Charging for Access to News Sites

John Plunkett, reporting for the Guardian last week, in a story titled “Financial Times Editor Says Most News Websites Will Charge Within a Year”:

The Financial Times editor, Lionel Barber, has predicted that “almost all” news organisations will be charging for online content within a year.

Barber said building online platforms that could charge readers on an article-by-article or subscription basis was one of the key challenges facing news organisations.

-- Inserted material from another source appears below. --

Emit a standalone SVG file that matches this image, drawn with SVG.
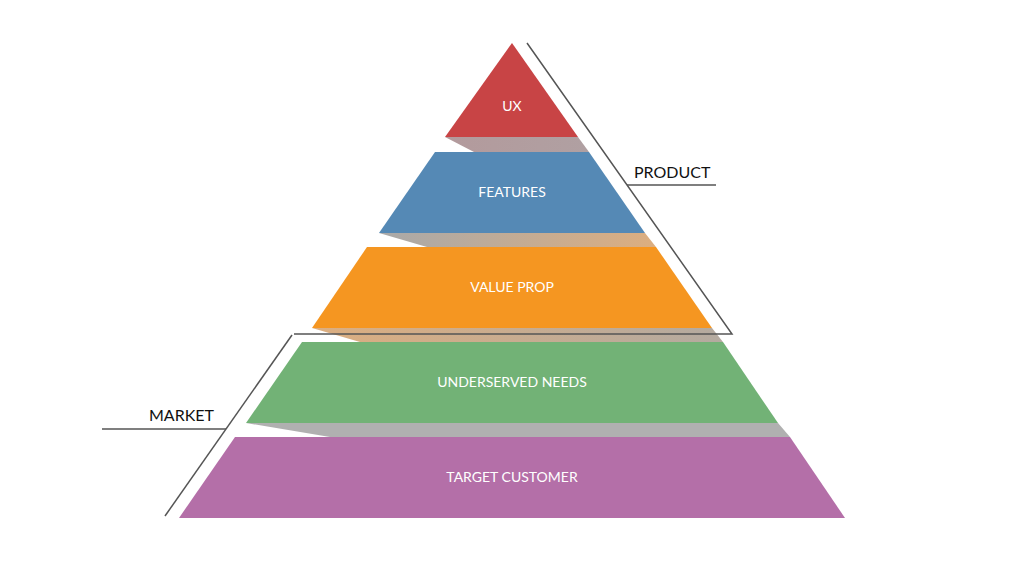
<svg xmlns="http://www.w3.org/2000/svg" width="1024" height="576" viewBox="0 0 1024 576">
<style>
.t{font-family:Lato,"Open Sans",sans-serif;font-size:14px;fill:#fff;text-anchor:middle}
.l{font-family:Lato,"Open Sans",sans-serif;font-size:16px;fill:#111}
.ln{stroke:#555;stroke-width:1.5;fill:none}
</style>
<defs>
<linearGradient id="g1" x1="0" x2="1"><stop offset="0" stop-color="#b39a9c"/><stop offset="1" stop-color="#b0a0a2"/></linearGradient>
<linearGradient id="g2" x1="0" x2="1"><stop offset="0" stop-color="#a9a9a9"/><stop offset="1" stop-color="#dcae80"/></linearGradient>
<linearGradient id="g3" x1="0" x2="1"><stop offset="0" stop-color="#dcae80"/><stop offset="1" stop-color="#b4aaa0"/></linearGradient>
<linearGradient id="g4" x1="0" x2="1"><stop offset="0" stop-color="#b0b0b0"/><stop offset="1" stop-color="#b0b0b0"/></linearGradient>
</defs>
<rect width="1024" height="576" fill="#fff"/>
<g id="shadows">
<polygon points="445,137 578,137 589,152 474,152" fill="url(#g1)"/>
<polygon points="379,233 645,233 656,247 427,247" fill="url(#g2)"/>
<polygon points="312,328 712,328 723,342 360,342" fill="url(#g3)"/>
<polygon points="246,423 778,423 790,437 330,437" fill="url(#g4)"/>
</g>
<g id="ux"><polygon points="512,43 578,137 445,137" fill="#c84445"/><text class="t" x="512" y="111">UX</text></g>
<g id="features"><polygon points="435,152 589,152 645,233 379,233" fill="#5589b5"/><text class="t" x="512" y="197">FEATURES</text></g>
<g id="valueprop"><polygon points="367,247 656,247 712,328 312,328" fill="#f59621"/><text class="t" x="512" y="292">VALUE PROP</text></g>
<g id="underserved"><polygon points="302,342 723,342 778,423 246,423" fill="#72b276"/><text class="t" x="512" y="387">UNDERSERVED NEEDS</text></g>
<g id="target"><polygon points="235,437 790,437 845,518 179,518" fill="#b46fa8"/><text class="t" x="512" y="482">TARGET CUSTOMER</text></g>
<g id="connectors">
<polyline class="ln" points="527,43 732,334 294,334"/>
<line class="ln" x1="627" y1="185" x2="716" y2="185"/>
<line class="ln" x1="292" y1="335" x2="165" y2="516"/>
<line class="ln" x1="102" y1="429" x2="226" y2="429"/>
</g>
<g id="labels">
<text class="l" x="634" y="178">PRODUCT</text>
<text class="l" x="149" y="421">MARKET</text>
</g>
</svg>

I wish them good luck with this, and I mean that sincerely, but I believe this is a fundamentally flawed strategy. People bought (and continue to buy) real paper newspapers and magazines because it feels like you’re getting something worth the price. A real physical object. Yes, the true value was, is, and will be the content, but the evidence so far is that media consumers don’t see it that way. When you pay a dollar for a newspaper it feels like you’re paying for the actual stack of paper, and it feels like a fair price. That just isn’t the case with web pages. And pay walls prevent linking, and linking is how you gain traffic. And, even more importantly, they’re competing against online-only news sites that are still going to offer free access to readers.

To me this is glaringly obvious, and perhaps that is why I’m so inclined to dismiss Chris Anderson’s Free — the crux of his argument is so obvious to me that I’ve forgotten how many media industry executives still don’t believe it. I’ve argued that Daring Fireball is not “free”, it’s just that I don’t charge readers, I charge advertisers and sponsors. But this model, obvious as it seems to me, is apparently very much in dispute at existing news publications.

Undeniably, there is money to be made in digital publishing with free reader access, but whether that revenue leads to profits depends upon the scale and scope of the organization. The potential revenue does not appear to be of the magnitude that will support the massive operations of existing news organizations. What works in today’s web landscape are lean and mean organizations with little or no management bureaucracy — operations where nearly every employee is working on producing actual content. I’m an extreme example — a literal one-man show. A better example is Josh Marshall’s TPM Media, which is hiring political and news reporters. TPM is growing, not shrinking. But my understanding is that nearly everyone who works at TPM is working on editorial content.

Old-school news companies aren’t like that — the editorial staff makes up only a fraction of the total head count at major newspaper and magazine companies. The question these companies should be asking is, “How do we keep reporting and publishing good content?” Instead, though, they’re asking “How do we keep making enough money to support our existing management and advertising divisions?” It’s dinosaurs and mammals.

And it’s not really surprising that they’re failing to evolve. The decision-makers — the executives sitting atop large non-editorial management bureaucracies — are exactly the people who need to go if newspapers are going to remain profitable.

Upton Sinclair’s adage comes to mind: “It is difficult to get a man to understand something when his salary depends upon his not understanding it.”